Doté d’une belle frappe de balle qui lui permet d’être dangereux sur coups de pied arrêtés, Kranjcar n’est pas vraiment un buteur – seulement cinq pions en une cinquantaine d’épisodes de Premier League. Du coup, le “playmaker” se consacre dorénavant à faire jouer les autres, à déployer son jeu de passes et faire chauffer sa vista.
Kranjcar est aujourd’hui l’un des joueurs les plus agréables à regarder évoluer ballon au(x) pied(s) dans le championnat anglais. Pourtant, plusieurs écueils auraient pu l’écarter du chemin footballistique.
Tout d’abord, parce le petit Nico, enfin 1m84 quand même, est “fils de”. Fils de son père, Zlatko “Cico” Kranjcar, serial-buteur des années 80. Alors quand papa prend les rênes de la sélection nationale en 2004 et fait de sa progéniture un titulaire dans son onze, les accusations de favoritisme s’abattent sur la famille. « J’étais déjà sous les projecteurs depuis 14 ou 15 ans, et encore plus lorsque mon père est devenu sélectionneur. Ce ne fut pas facile. Peu importe à quel point tu es bon, les gens disent que tu n’es là que grâce à ton père, et encore plus si parfois tu n’es pas dans un super jour. Tu apprends alors à vivre avec la pression, mais il y a des moments où tu voudrais sortir dans la rue, que personne ne te reconnaisse, ou prendre un verre sans que quelqu’un ne te montre du doigt » relève-t-il.

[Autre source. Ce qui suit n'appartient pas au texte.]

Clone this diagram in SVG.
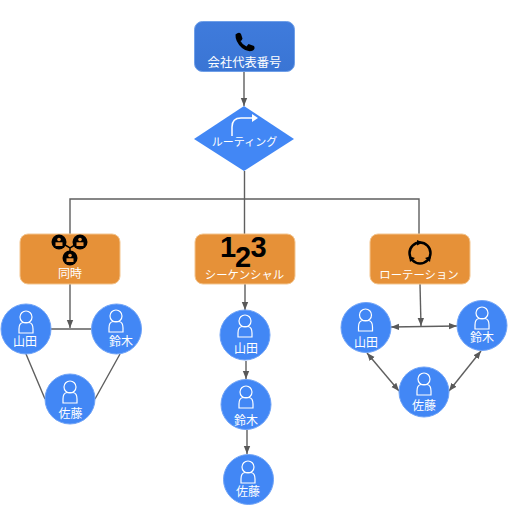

Puis en 2005, alors qu’il a rejoint depuis peu l’Hadjuk Split après avoir flambé sous les couleurs des rivaux du Dinamo Zagreb, son agent est retrouvé tué par balles. Et enfin, histoire de bien pourrir son début de carrière, une partie de l’opinion le prend comme bouc-émissaire de l’échec croate au Mondial 2006. Malgré tout, Kranjcar est toujours là, donnant à Portsmouth, habitué à se battre dans les eaux profondes du classement, un sourire de prétendant à l’Europe.
Cet été, il ira en Suisse-Autriche disputer l’Euro 2008. Portant l’espoir de tout un peuple, dont ses anciens détracteurs, de voir poindre sous son serre-tête un nouveau Boban ou Prosinecki.